In February 2020, the 5th Circuit U.S. Court of Appeals held that a prison guard in Texas who pepper-sprayed an inmate in his locked cell “for no reason” did not violate “clearly established law” because similar cited cases involved guards who had hit and tased inmates “for no reason,” instead of pepper-spraying them (USA Today). The full report notes that if he were punched or hit by a baton “for no reason,” the assault would violate clearly established law (PDF). The Supreme Court would later vacate this decision.
Another example is the story of Malaika Brooks, a Black woman who was seven months pregnant and pulled over for speeding while dropping her child at school. Refusing to sign the speeding ticket (mistakenly thinking it was an acknowledgment of guilt), police tased her three times, dragged her into the street, pressed her facedown into the ground, and cuffed her (NYTimes). Although the court found the officers’ use of force “unreasonable” and “excessive,” they dismissed the case, arguing that no precedent had clearly established that tasing a woman in Ms. Brooks’ circumstances was unconstitutional (Seattle Times).
These are just two of numerous instances where folks were prevented from holding police accountable for harm.
This creates a paradoxical situation: how can you hold law enforcement accountable if their specific violations haven’t been held accountable in the past? Justices can interpret “clearly established law” as specifically as they choose. And what’s worse—the more egregious the violation, the more likely it doesn’t fit neatly into a previous case. Unsurprisingly, as of 2020, the Supreme Court has denied immunity only twice in its past 30 cases (Washington Post). And a 2020 Reuters analysis found that following a 2009 Supreme Court decision permitting lower courts to only consider whether the conduct is unlawful based on established precedent (bypassing part 1), courts awarded immunity to cops more often and made it harder for victims to seek justice (Politico).
So, how did we get here? Qualified immunity is buried in a provision under the Civil Rights Act of 1871, also known as the Ku Klux Klan Act. After the Civil War, the federal government was focused on reintegrating the South but faced violent resistance from white supremacists, most notably the Klan, who were “killing black Americans and white Republicans, burning down their homes and churches, and intimidating local communities into accepting white-supremacist rule” (The New Republic).
In response, the government passed the Ku Klux Klan Act, granting it more power to intervene against violations of the 14th Amendment (house.gov). Within it, Section 1983 gave private citizens the power to sue state and local officials violating federal constitutional rights (The New Republic).

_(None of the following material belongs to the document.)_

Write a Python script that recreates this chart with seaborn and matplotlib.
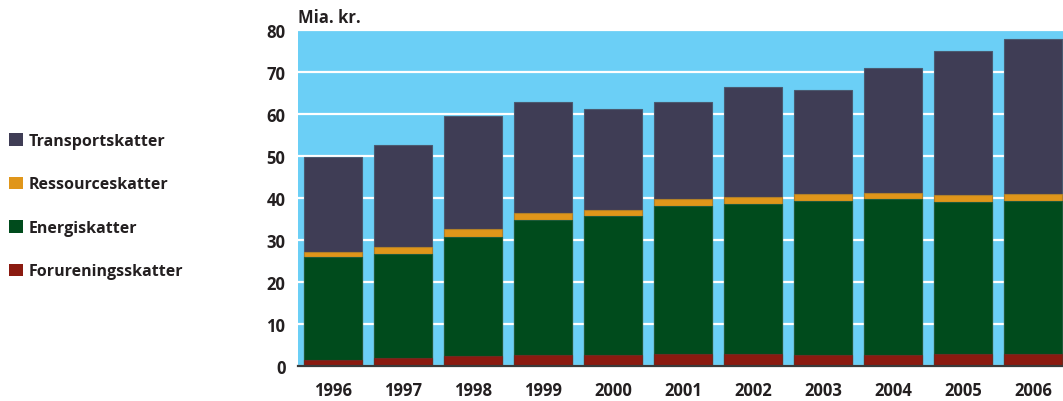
import numpy as np
import pandas as pd
import matplotlib
matplotlib.use("Agg")
import matplotlib.pyplot as plt
import seaborn as sns
from matplotlib.patches import Patch

years = ["1996", "1997", "1998", "1999", "2000", "2001", "2002", "2003", "2004", "2005", "2006"]
forurening = [1.4, 1.9, 2.4, 2.6, 2.7, 2.8, 2.9, 2.7, 2.7, 2.9, 2.9]
energi = [24.5, 24.8, 28.3, 32.2, 33.0, 35.4, 35.7, 36.6, 37.0, 36.2, 36.3]
ressource = [1.2, 1.6, 1.9, 1.6, 1.4, 1.6, 1.6, 1.7, 1.6, 1.7, 1.7]
transport = [22.7, 24.3, 26.9, 26.5, 24.1, 23.1, 26.2, 24.6, 29.7, 34.1, 37.0]

series_names = ["Forureningsskatter", "Energiskatter", "Ressourceskatter", "Transportskatter"]
series_vals = [forurening, energi, ressource, transport]
colors = ["#8B1A10", "#004B1C", "#E0961A", "#3F3D55"]
edges = ["#6E2A20", "#1E5A3A", "#B0802A", "#4A5A70"]

sns.set_theme(style="white")
plt.rcParams["font.family"] = ["Open Sans", "DejaVu Sans"]

fig = plt.figure(figsize=(10.63, 4.02), dpi=100)
ax = fig.add_axes([298 / 1063, 1 - 367 / 402, 1 - 298 / 1063, (367 - 31) / 402])
ax.set_facecolor("#6BCFF6")

cum = np.cumsum(np.array(series_vals), axis=0)
# draw from top cumulative to bottom so stacking overlaps correctly
for i in range(len(series_names) - 1, -1, -1):
    df = pd.DataFrame({"year": years, "value": cum[i]})
    sns.barplot(data=df, x="year", y="value", color=colors[i], width=0.84,
                edgecolor=edges[i], linewidth=0.8, saturation=1, ax=ax, zorder=3)

ax.set_ylim(0, 80)
ax.set_xlim(-0.5, 10.43)
ax.set_yticks(range(0, 81, 10))
ax.yaxis.grid(True, color="white", linewidth=1.6, zorder=1)
ax.set_axisbelow(True)
for s in ["left", "right", "top"]:
    ax.spines[s].set_visible(False)
ax.spines["bottom"].set_color("#3a3a3a")
ax.spines["bottom"].set_linewidth(1.6)
ax.spines["bottom"].set_zorder(5)
ax.tick_params(axis="both", length=0, labelsize=12, colors="#231f20")
ax.tick_params(axis="y", pad=9)
ax.tick_params(axis="x", pad=11)
for lab in ax.get_xticklabels() + ax.get_yticklabels():
    lab.set_fontweight("bold")
ax.set_xlabel("")
ax.set_ylabel("")

fig.text(298 / 1063, 1 - 18 / 402, "Mia. kr.", fontsize=12, fontweight="bold",
         color="#231f20", ha="left", va="center")

handles = [Patch(facecolor=colors[i], edgecolor="none", label=series_names[i]) for i in range(3, -1, -1)]
leg = fig.legend(handles=handles, loc="upper left", bbox_to_anchor=(9 / 1063, 1 - 134 / 402),
                 frameon=False, borderpad=0, borderaxespad=0,
                 handlelength=0.85, handleheight=0.85, handletextpad=0.35,
                 labelspacing=1.72, prop={"weight": "bold", "size": 11.5})
for t in leg.get_texts():
    t.set_color("#231f20")

fig.savefig("out.png", dpi=100)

It was meant to “give a remedy to parties deprived of constitutional rights, privileges, and immunities by an official’s abuse of his position” (Library of Congress/ Monroe v. Pape). However, the Supreme Court would later weaken this protection by the late 1960s, including introducing qualified immunity in the 1967 case, Pierson v. Ray.
“Qualified immunity shields police from accountability, impedes true justice, and undermines the constitutional rights of every person in this country. There can be no justice without healing and accountability, and there can be no true accountability with qualified immunity. It’s past time to end qualified immunity, and that’s exactly what this bill does”.
– Ayanna Pressley, U.S. Representative for Massachusetts’s 7th Congressional District.
It’s important to note that abolishing qualified immunity won’t solve all problems in law enforcement—but if you’ve been reading this newsletter long enough, you might have already realized that! These issues never exist in isolation, and one change can’t dismantle an entirely inequitable system. But abolishing qualified immunity sends a message that many more police officers who violate the Constitution will be held accountable. It also holds anyone with government power to the same standards as normal human beings. And shouldn’t we all be held to the same levels of accountability?
KEY TAKEAWAYS
• Qualified immunity allows government officials and police to violate constitutional rights with impunity.
• It prevents civil lawsuits, not criminal cases.
• Victims of police violence must prove that not only was that conduct unlawful but that the officer would have known that the action was unlawful based on previous court cases of matching behavior.